Esta apertura al mundo representaría lo distintivo y la peculiaridad histórica del Vaticano II. El mismo año, en que concluía el Concilio, Ratzinger se preguntaba lo siguiente: “¿Corresponde ese movimiento a la esencia de la Iglesia y a su mandato esencial, o es como afirmaba la oposición conciliar, algo directamente opuesto a su esencia?”.46 Esta pregunta descubre el verdadero núcleo de la disensión dentro del Concilio y desvela la gravedad de la cuestión planteada durante el post-concilio, a saber ¿cuál es la tarea histórica de la Iglesia? Desde ahí, Ratzinger ha enjuiciado las posturas teológicas que responden de otra manera a esa grave pregunta, por ejemplo Rahner, Metz, Schillebeeckx y otros teólogos del Concilio.

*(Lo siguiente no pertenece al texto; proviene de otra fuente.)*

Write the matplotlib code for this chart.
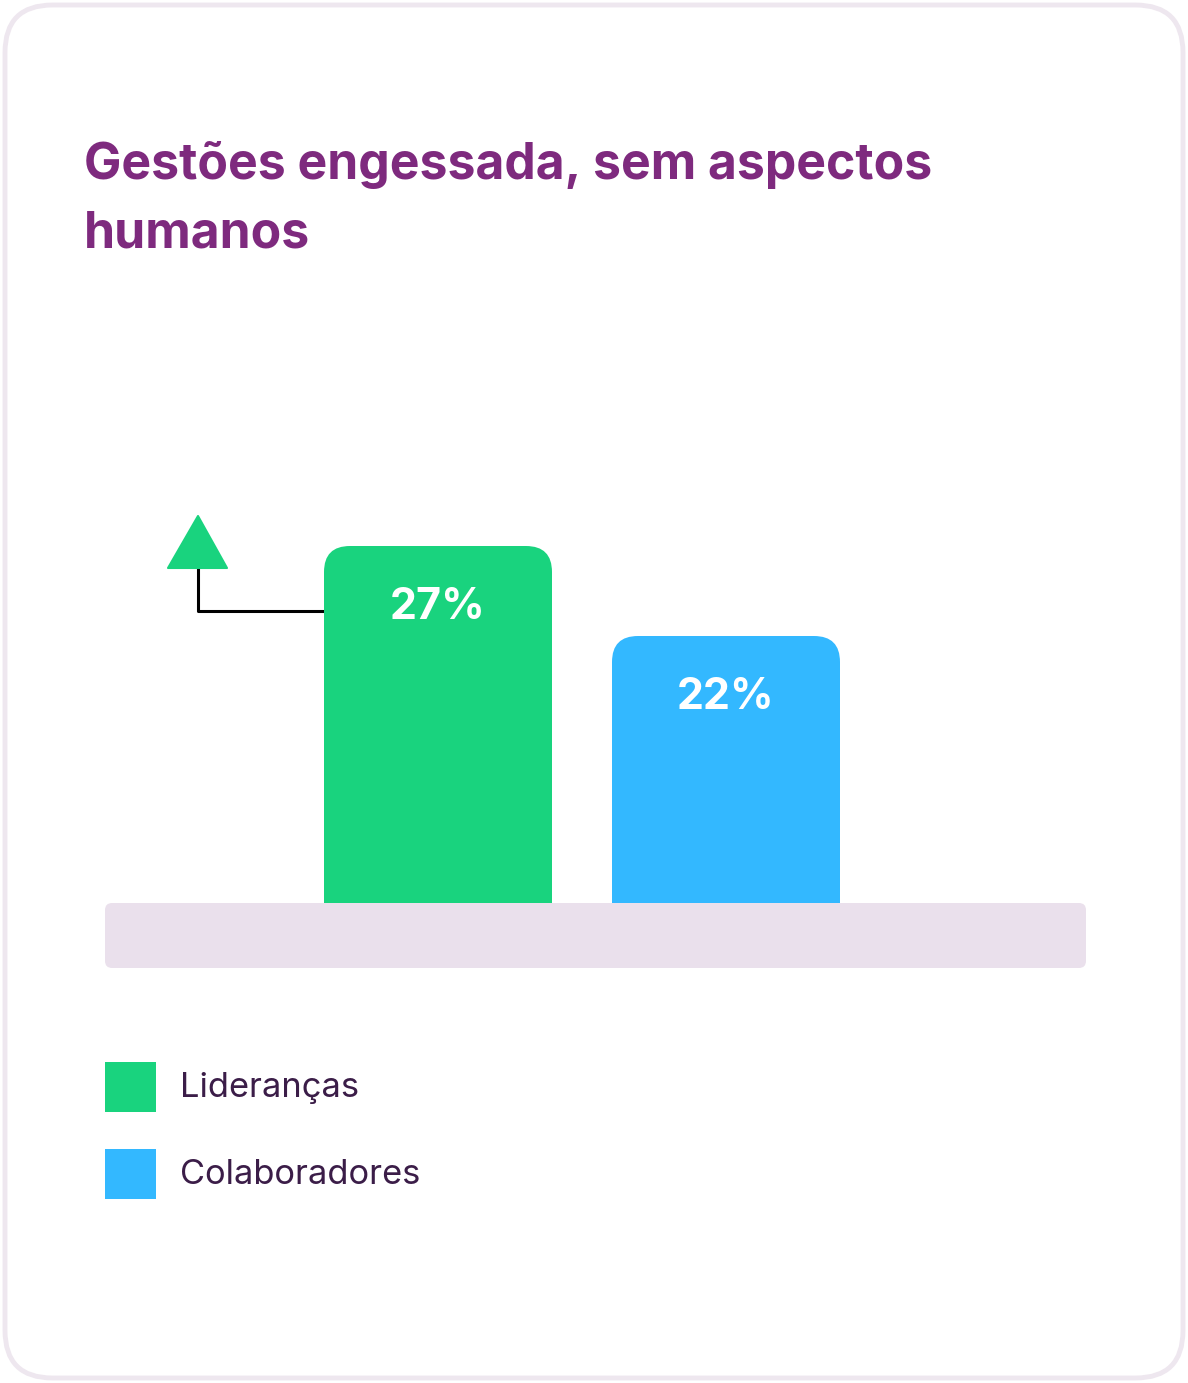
import numpy as np
import matplotlib.pyplot as plt
from matplotlib.patches import FancyBboxPatch, Polygon
from matplotlib.lines import Line2D

# data
categories = ['Lideranças', 'Colaboradores']
values = [27, 22]
labels = ['27%', '22%']
colors = ['#19D37E', '#33B8FF']

title = 'Gestões engessada, sem aspectos\nhumanos'
title_color = '#7E2A7E'
text_color = '#3B1D48'
base_color = '#EAE0EC'

W, H = 1188, 1383
fig = plt.figure(figsize=(W / 100, H / 100), dpi=100)
fig.patch.set_facecolor('white')


def fx(px):
    return px / W


def fy(py):
    return 1 - py / H


# card outline (kept behind the axes)
card = FancyBboxPatch((fx(5), fy(1378)), fx(1178), 1373 / H,
                      boxstyle='round,pad=0,rounding_size=0.04',
                      mutation_aspect=W / H,
                      transform=fig.transFigure, facecolor='white',
                      edgecolor='#EEE7EF', linewidth=3.5, zorder=-5)
fig.patches.append(card)

# baseline of the last title line sits at 247 px
fig.text(fx(84), fy(247), title, color=title_color, fontsize=35.9,
         fontweight='bold', family='Inter', va='baseline', ha='left',
         linespacing=1.58)

# bar axes: 18 px per percentage point, bars 288 px apart
px_per_unit = 18.0
px_per_x = 288.0
base_px = 903
top_px = 480
v0 = values[0] - (base_px - 546) / px_per_unit
ax = fig.add_axes([fx(105), fy(base_px), fx(1086) - fx(105),
                   (base_px - top_px) / H])
ax.set_zorder(2)
ax.set_xlim((105 - 438) / px_per_x, (1086 - 438) / px_per_x)
ax.set_ylim(v0, v0 + (base_px - top_px) / px_per_unit)
ax.axis('off')

bw = 228 / px_per_x
rad = 26 / px_per_x
for i, (v, c, lab) in enumerate(zip(values, colors, labels)):
    bar = FancyBboxPatch((i - bw / 2, v0 - 3), bw, v - v0 + 3,
                         boxstyle=f'round,pad=0,rounding_size={rad}',
                         mutation_aspect=px_per_x / px_per_unit,
                         facecolor=c, edgecolor='none')
    ax.add_patch(bar)
    ax.text(i, v - 62 / px_per_unit, lab, color='white', fontsize=31,
            fontweight='bold', family='Inter', ha='center', va='center')

# baseline strip
strip = FancyBboxPatch((fx(105), fy(968)), fx(981), 65 / H,
                       boxstyle='round,pad=0,rounding_size=0.006',
                       mutation_aspect=W / H,
                       transform=fig.transFigure, facecolor=base_color,
                       edgecolor='none', zorder=3)
fig.patches.append(strip)

# arrow marker pointing at the first bar
fig.lines.append(Line2D([fx(198), fx(198), fx(324)],
                        [fy(566), fy(611), fy(611)],
                        transform=fig.transFigure, color='black', lw=2.2,
                        zorder=1))
tri = Polygon([[fx(168), fy(568)], [fx(227), fy(568)], [fx(198), fy(516)]],
              closed=True, transform=fig.transFigure, facecolor=colors[0],
              edgecolor=colors[0], linewidth=1.5, joinstyle='round')
fig.patches.append(tri)

# legend
for i, (cat, c) in enumerate(zip(categories, colors)):
    y = 1062 + i * 87
    fig.patches.append(plt.Rectangle((fx(105), fy(y + 50)), fx(51), 50 / H,
                                     transform=fig.transFigure,
                                     facecolor=c, edgecolor='none'))
    fig.text(fx(180), fy(y + 26), cat, color=text_color, fontsize=24.8,
             family='Inter', va='center', ha='left')

fig.savefig('out.png', dpi=100, facecolor='white')
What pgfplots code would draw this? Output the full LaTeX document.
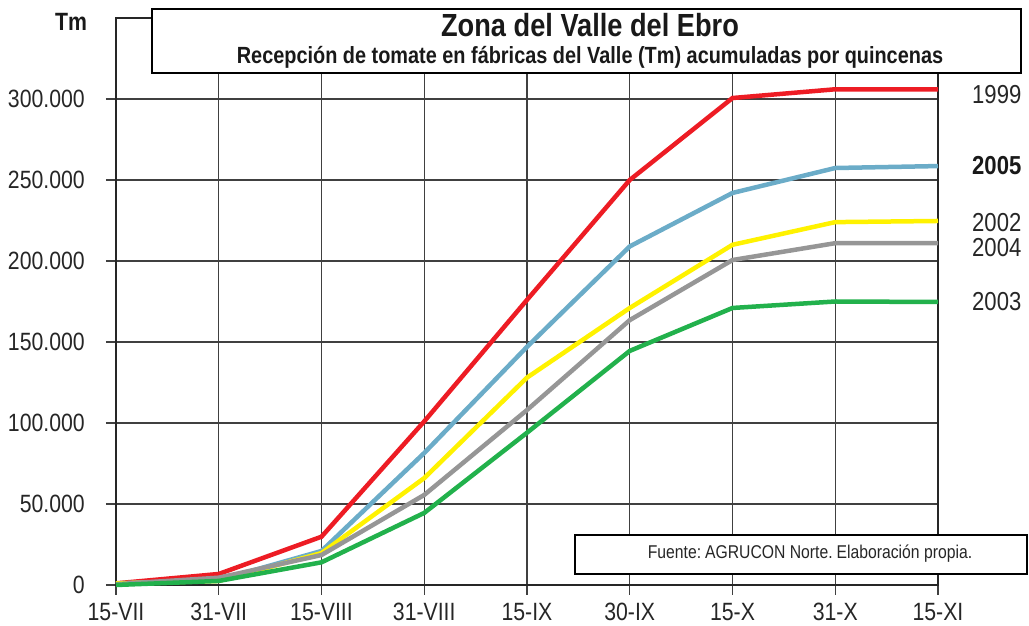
\documentclass[border=0pt]{standalone}
\usepackage{fontspec}
\setmainfont{Liberation Sans}[FakeStretch=0.85]
\usepackage{pgfplots}
\pgfplotsset{compat=1.18}
\definecolor{cred}{RGB}{237,28,36}
\definecolor{cblue}{RGB}{107,172,200}
\definecolor{cyellow}{RGB}{255,242,0}
\definecolor{cgray}{RGB}{150,150,150}
\definecolor{cgreen}{RGB}{34,177,76}
\begin{document}
\begin{tikzpicture}[x=1pt,y=1pt]
\useasboundingbox (0,0) rectangle (1029,626);
\begin{axis}[
  at={(116pt,41pt)}, anchor=south west,
  scale only axis, width=822pt, height=567pt,
  xmin=0, xmax=8, ymin=0, ymax=350000,
  scaled y ticks=false, scaled x ticks=false,
  xtick={0,...,8},
  xticklabels={15-VII,31-VII,15-VIII,31-VIII,15-IX,30-IX,15-X,31-X,15-XI},
  ytick={0,50000,100000,150000,200000,250000,300000},
  yticklabels={0,50.000,100.000,150.000,200.000,250.000,300.000},
  grid=major,
  major grid style={line width=1.3pt, color=black!75},
  axis line style={line width=1.3pt, color=black!85},
  tick style={line width=1.3pt, color=black!75},
  tick align=outside, major tick length=10pt,
  xtick pos=bottom, ytick pos=left,
  tick label style={font=\fontsize{25}{28}\selectfont, text=black!85},
  xticklabel style={anchor=north, inner sep=0pt, yshift=-8pt},
  yticklabel style={anchor=east, inner sep=0pt, xshift=-21pt},
  clip=false,
]
\addplot[cred, line width=4.5pt] coordinates {(0,1000)(1,6800)(2,29800)(3,101000)(4,176000)(5,250000)(6,300600)(7,306000)(8,306000)};
\addplot[cblue, line width=4.5pt] coordinates {(0,1000)(1,3000)(2,21000)(3,81500)(4,147000)(5,209000)(6,242000)(7,257400)(8,258600)};
\addplot[cyellow, line width=4.5pt] coordinates {(0,1000)(1,2500)(2,19700)(3,66000)(4,128000)(5,171000)(6,210000)(7,224000)(8,224700)};
\addplot[cgray, line width=4.5pt] coordinates {(0,500)(1,4500)(2,18500)(3,55600)(4,108000)(5,163500)(6,200600)(7,211000)(8,211000)};
\addplot[cgreen, line width=4.5pt] coordinates {(0,0)(1,2500)(2,14000)(3,44500)(4,94000)(5,144500)(6,171000)(7,175000)(8,174700)};
\end{axis}
% title box
\draw[line width=2.7pt, fill=white] (152,553) rectangle (1021,617);
\node[font=\bfseries\fontsize{32}{36}\selectfont, text=black!90] at (590,601) {Zona del Valle del Ebro};
\node[font=\bfseries\fontsize{23.4}{26}\selectfont, text=black!90] at (590,569) {Recepción de tomate en fábricas del Valle (Tm) acumuladas por quincenas};
% source box
\draw[line width=2pt, fill=white] (575,52) rectangle (1027,91);
\node[font=\fontsize{18.5}{22}\selectfont, text=black!85] at (810,72) {Fuente:\kern4pt AGRUCON Norte.\kern4pt Elaboración propia.};
% Tm
\node[font=\bfseries\fontsize{25}{28}\selectfont, text=black!90] at (71,604) {Tm};
% series labels
\node[anchor=west, inner sep=0pt, font=\fontsize{26}{28}\selectfont, text=black!85] at (972,531) {1999};
\node[anchor=west, inner sep=0pt, font=\bfseries\fontsize{26}{28}\selectfont, text=black!90] at (972,460) {2005};
\node[anchor=west, inner sep=0pt, font=\fontsize{26}{28}\selectfont, text=black!85] at (972,403) {2002};
\node[anchor=west, inner sep=0pt, font=\fontsize{26}{28}\selectfont, text=black!85] at (972,378) {2004};
\node[anchor=west, inner sep=0pt, font=\fontsize{26}{28}\selectfont, text=black!85] at (972,324) {2003};
\end{tikzpicture}
\end{document}
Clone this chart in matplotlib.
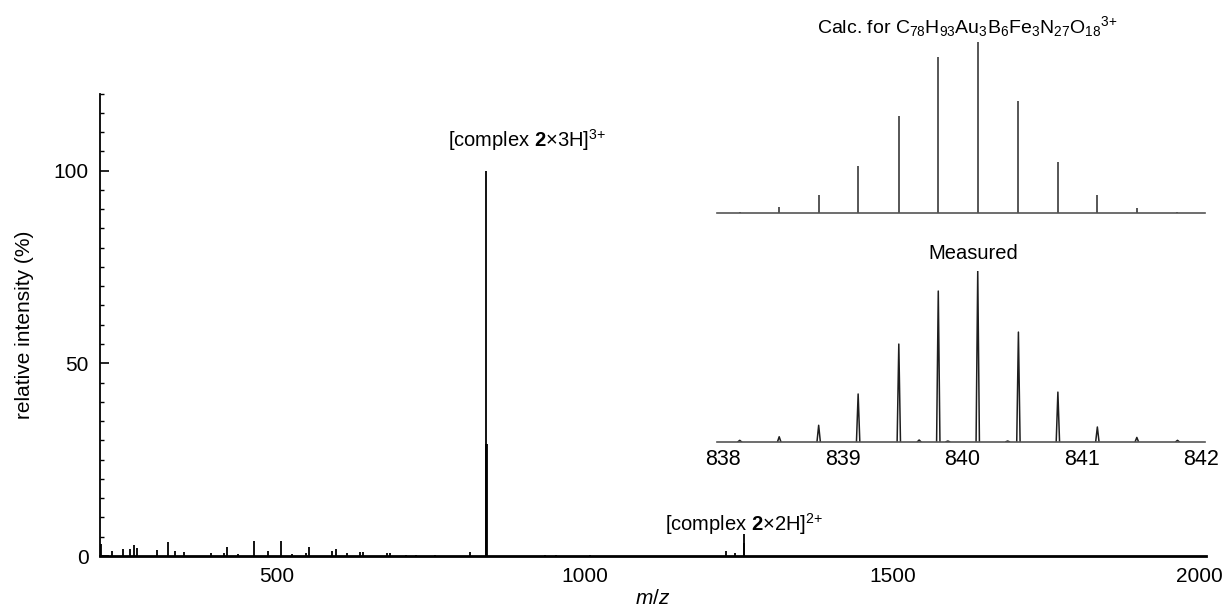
import matplotlib
matplotlib.use("Agg")
import matplotlib.pyplot as plt
import numpy as np

plt.rcParams['font.family'] = ['Liberation Sans', 'DejaVu Sans']
plt.rcParams['mathtext.fontset'] = 'custom'
plt.rcParams['mathtext.rm'] = 'Liberation Sans'
plt.rcParams['mathtext.it'] = 'Liberation Sans:italic'
plt.rcParams['mathtext.bf'] = 'Liberation Sans:bold'

# ---- main spectrum (m/z, relative intensity %) ----
spec_mz = [214, 231, 249, 260, 268, 272, 304, 322, 334, 349, 393, 413, 419, 437,
           463, 485, 506.5, 524, 547, 551.5, 589, 595, 614, 634, 639, 678, 684,
           710, 726, 757, 814, 838.8, 840, 841.2, 935.5, 953, 1009, 1229, 1244,
           1258.5, 1259.5]
spec_int = [3.0, 1.3, 1.9, 1.9, 2.9, 2.2, 1.5, 3.7, 1.2, 1.1, 0.7, 0.9, 2.3, 0.5,
            4.0, 1.4, 3.8, 0.4, 0.9, 2.4, 1.4, 1.7, 0.7, 1.0, 1.0, 0.8, 0.7,
            0.3, 0.3, 0.3, 1.0, 29, 100, 29, 0.3, 0.3, 0.3, 1.2, 0.7,
            3.5, 5.6]

# ---- isotope pattern inset ----
iso_mz = [838.14, 838.47, 838.80, 839.13, 839.47, 839.80, 840.13, 840.47,
          840.80, 841.13, 841.46, 841.80]
calc_int = [0.8, 3.3, 10.3, 27.3, 56.5, 91.2, 100, 65.7, 30.0, 10.5, 2.9, 0.8]
meas_int = [0.8, 2.9, 9.6, 27.9, 57.1, 88.1, 100, 64.1, 29.0, 8.6, 2.5, 0.8]
meas_minor_mz = [839.64, 839.88, 840.38]
meas_minor_int = [1.0, 0.4, 0.4]
inset_ticks = [838, 839, 840, 841, 842]

W, H = 1227, 608
fig = plt.figure(figsize=(W / 100, H / 100), dpi=100)

# main axes
ax = fig.add_axes([100 / W, 1 - 556 / H, 1106 / W, (556 - 93.5) / H])
ax.vlines(spec_mz, 0, spec_int, color='black', lw=1.3)
ax.set_xlim(212, 2010)
ax.set_ylim(0, 120)
for s in ['top', 'right']:
    ax.spines[s].set_visible(False)
ax.spines['bottom'].set_linewidth(2.0)
ax.spines['left'].set_linewidth(1.3)
ax.set_xticks([500, 1000, 1500, 2000])
ax.set_yticks([0, 50, 100])
ax.set_yticks(np.arange(0, 121, 5), minor=True)
ax.tick_params(axis='x', length=0, pad=8, labelsize=15)
ax.tick_params(axis='y', which='major', direction='in', length=6.5, width=1.2,
               pad=8, labelsize=15)
ax.tick_params(axis='y', which='minor', direction='in', length=3, width=1.0)
ax.set_xlabel('$\\mathit{m/z}$', fontsize=15, labelpad=2)
ax.set_ylabel('relative intensity (%)', fontsize=15, labelpad=14)

ax.text(778, 107.8, '[complex $\\mathbf{2}$×3H]$^{3{+}}$', ha='left', va='center',
        fontsize=14.5)
ax.text(1259.5, 8.3, '[complex $\\mathbf{2}$×2H]$^{2{+}}$', ha='center', va='center',
        fontsize=14.5)

gray = '#3a3a3a'

def style_inset(a, labels):
    a.set_xlim(837.95, 842.03)
    a.set_ylim(0, 100)
    for s in ['top', 'right', 'left']:
        a.spines[s].set_visible(False)
    a.spines['bottom'].set_color('#555555')
    a.spines['bottom'].set_linewidth(1.2)
    a.set_yticks([])
    a.set_xticks(inset_ticks)
    a.patch.set_alpha(0)
    if labels:
        a.tick_params(axis='x', length=0, pad=5, labelsize=15.5)
    else:
        a.tick_params(axis='x', length=0, labelbottom=False)

# calc inset
axc = fig.add_axes([717 / W, 1 - 213 / H, 488 / W, 171 / H])
axc.vlines(iso_mz, 0, calc_int, color=gray, lw=1.2)
style_inset(axc, False)
fig.text(967 / W, 1 - 27 / H,
         'Calc. for C$_{78}$H$_{93}$Au$_{3}$B$_{6}$Fe$_{3}$N$_{27}$O$_{18}$$^{3{+}}$',
         ha='center', va='center', fontsize=14)

# measured inset
axm = fig.add_axes([717 / W, 1 - 441.7 / H, 488 / W, 171 / H])
w = 0.014
px, py = [], []
for c, h in zip(list(iso_mz) + meas_minor_mz, list(meas_int) + meas_minor_int):
    px += [c - w, c, c + w, np.nan]
    py += [0, h, 0, np.nan]
axm.plot(px, py, color='#1e1e1e', lw=1.1)
style_inset(axm, True)
fig.text(973 / W, 1 - 253 / H, 'Measured', ha='center', va='center', fontsize=14.5)

fig.savefig('out.png', dpi=100)
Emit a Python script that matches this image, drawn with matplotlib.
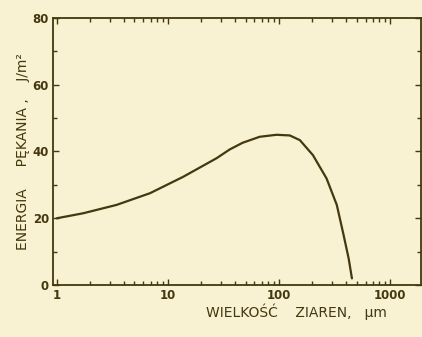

Por su parte el se ha alineado en otro frente con Balthasar y De Lubac.

 

De ahí surge su seria confrontación con tantos desvíos nacidos de la Constitución pastoral Gaudium et spes, sobre la tarea de la Iglesia en el mundo de hoy, desde la teología política hasta la teología de la liberación, con su crítica nada velada hacia las asambleas de CELAM, relegando al silencio los grandes Sínodos de los Obispos de 1971 y de 1974, sobre la justicia en el mundo y sobre la evangelización en el mundo moderno. El debate acerca de la interpretación del Concilio y la cuestión de la apertura de la Iglesia en su diálogo con el pensamiento contemporáneo ha propiciado la consolidación de frentes teológicos en la época postconciliar, cuya plasmación más gráfica ha sido seguramente esa encrucijada, que se produjo en la separación de las dos revistas teológicas Communio abanderada por Balthasar y Concilium alineada en la perspectiva de Rahner con intereses teológicos opuestos.